Throes of Creation by Leonid Pasternak
Yesterday I watched a really interesting set of readings from the Cheltenham Literature Festival. This was a special event (link to the programme will expire in 4 weeks) welcoming all six writers on the 2014 Man Booker Prize shortlist to the Festival: Joshua Ferris, Richard Flanagan, Karen Joy Fowler, Howard Jacobson, Neel Mukherjee and Ali Smith. The authors discussed and read from their shortlisted novels, then took questions from the audience. The readings gave a good sense of the tone and subject matter of the books. What was particularly interesting, and uncomfortable, though, were the questions after the readings. I don’t think there was a single question posed to the authors that wasn’t either ‘naughty’, in the words of the host, or just difficult to answer. They were asked, if they had to swap their novel with one of the longlisted books, which one they would choose. Needless to say, nobody answered this question. They were also asked how they felt about sitting with two Americans (the Prize was opened up to American authors for the first time this year). Neel Mukherjee said he preferred an inclusive approach over exclusivity. This has been much debated over the years. Joshua Ferris broke the ice with some humour, adding, ‘I think I speak for Karen when I say, we are completely beside ourselves’. The most awkward question, and this was possibly the worst set of questions I’ve heard from any audience to a panel of writers, was whether they had read each other’s books. Ali Smith, thankfully, had read the whole set and thought that they were ‘fantastic’. They were also asked how you know when you have truly finished your novel. The authors agreed that it was much like a painting where you added the last brush stroke. This was one of the better questions, but the question that struck me as particularly familiar came from a young girl in the audience. She asked the eternal, ‘Where do you find your ideas?’, question. And it’s one that makes many writers uncomfortable, primarily because it is difficult to answer.
WHERE DO WRITERS FIND THEIR IDEAS?
The responses from the authors varied. Karen Joy Fowler said that her ideas came from her daughter, and that the question had once been difficult to answer, but was now all sorted. A very tongue-in-cheek, and slightly evasive answer. Howard Jacobson suggested that the word ‘ideas’ may not be the right one to use, and that he sees a scene. He mentioned Milan Kundera in his point that it might be better to try not to have ideas. Joshua Ferris’s answer was closest to what I experience when I write. He said that he has sentences before he has ideas, and that those sentences come from somewhere. From that sentence come other sentences and at some point you find a rhythm. Ali Smith, after a joke about Waitrose (although she failed to mention Peter Andre), says that ideas are absolutely everywhere. Every single thing that we encounter is filled with possibilities and at some point there is a chemical process, a fusion of ideas. She talked about the need to have your senses open. Neel says he gets his from reading other people’s books. But don’t tell anyone! His title came from a a book called Light Years, by James Salter.

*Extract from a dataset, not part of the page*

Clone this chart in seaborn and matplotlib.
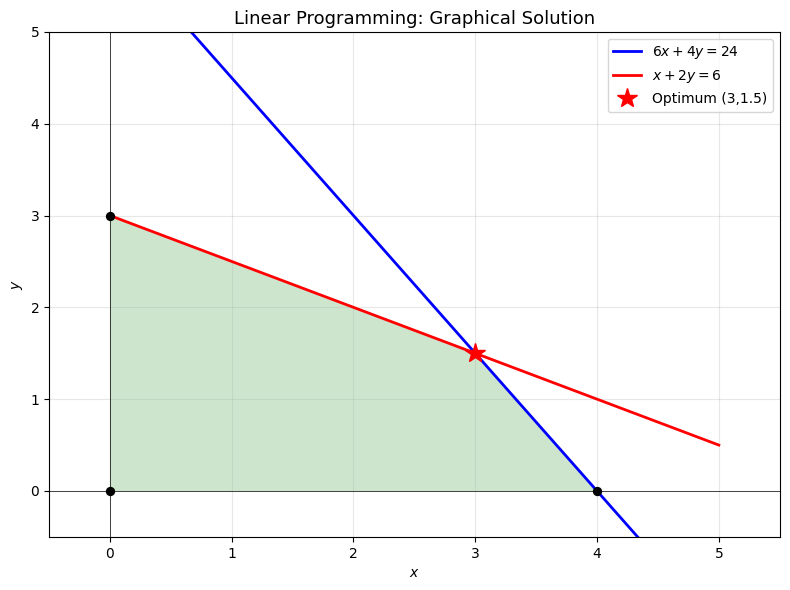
import matplotlib
matplotlib.use("Agg")
import matplotlib.pyplot as plt
import seaborn as sns
import numpy as np
import pandas as pd

x_vals = [0, 5]
blue_y = [6, -1.5]     # 6x + 4y = 24
red_y = [3, 0.5]       # x + 2y = 6
region_x = [0, 0, 3, 4]
region_y = [0, 3, 1.5, 0]
vertex_x = [0, 0, 4]
vertex_y = [0, 3, 0]
opt_x = [3]
opt_y = [1.5]

fig, ax = plt.subplots(figsize=(7.9, 5.9), dpi=100)

ax.fill(region_x, region_y, color="green", alpha=0.2, linewidth=0)
sns.lineplot(x=x_vals, y=blue_y, color="blue", linewidth=2, label=r"$6x + 4y = 24$", ax=ax)
sns.lineplot(x=x_vals, y=red_y, color="red", linewidth=2, label=r"$x + 2y = 6$", ax=ax)
ax.axhline(0, color="black", linewidth=0.5)
ax.axvline(0, color="black", linewidth=0.5)
sns.scatterplot(x=vertex_x, y=vertex_y, color="black", s=45, zorder=5, ax=ax, edgecolor="black", linewidth=0)
ax.plot(opt_x, opt_y, marker="*", color="red", markersize=15, linestyle="none",
        label="Optimum (3,1.5)", zorder=6)

ax.set_xlim(-0.5, 5.5)
ax.set_ylim(-0.5, 5)
ax.set_xlabel(r"$x$")
ax.set_ylabel(r"$y$")
ax.set_title("Linear Programming: Graphical Solution", fontsize=13)
ax.grid(True, alpha=0.3)
ax.legend(loc="upper right")
fig.subplots_adjust(left=0.062, right=0.987, top=0.946, bottom=0.09)
fig.savefig("out.png", dpi=100)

And finally, Richard Flanagan shared his view that novels are a ‘crack diary’ of your soul.
“NOT TO LOOK FOR THE IDEAS BUT TO HAVE YOUR SENSES OPEN.” ALI SMITH
I don’t think I have ever managed to answer this question successfully. But, if I look back to the seeds of a novel or a short story, and I have many short story ideas, the ideas come in the waking moments of half sleep, of semi-consciousness. Are they a dream? Not really. They are the thoughts that creep into my mind when it is not preoccupied with the thoughts of the day and the ‘to do’ lists. We wake with so many things to do and places to get to, that our imaginations become squeezed out by the necessary thought processes that we go through on a daily basis. Our imaginations wait on the sidelines for the quiet moments, to come into play when we have a conversation with the lady in the local chemist and talk about travel and family, when a friend tells us about a particular issue that they are facing (although I never use confidential information in my writing). They feed on the everyday encounters that we have, as Ali Smith said, when we have our senses open. Writers tend to notice people, body language, unusual situations, things that are out of the ordinary. They observe. Most will admit to being people watchers. Ideas also come from memory, from fears and from the ‘what if’ scenarios that play out in our minds. Neil Gaiman wrote a good essay on this question, saying that the ideas are not the difficult part, but creating believable characters and making the story interesting. He suggests that the most important questions are, What if, If only, I wonder, If this goes on, Wouldn’t it be interesting if…
I often begin with a scene, as Howard Jacobson mentioned, and if it won’t go away, I commit it to paper, building a story from that scene, asking who the characters are and what they want, what is blocking their desires and what might happen next. I try to feel the atmosphere. With my current work in progress I initially had five key scenes but I knew that they were scattered, and the difficulty lay in linking these once they were written. It became a jigsaw puzzle. I usually write chronologically, but there are no rules. And there in lies the problem: no rules, no solid idea of where the stories begin, but you only need a seed. You allow it to grow and then shape it into something that you hope will inspire and challenge readers. Ideas are as much a mystery to writers as they are to readers. You experiment with different ideas to see what works and, often, ideas will surprise.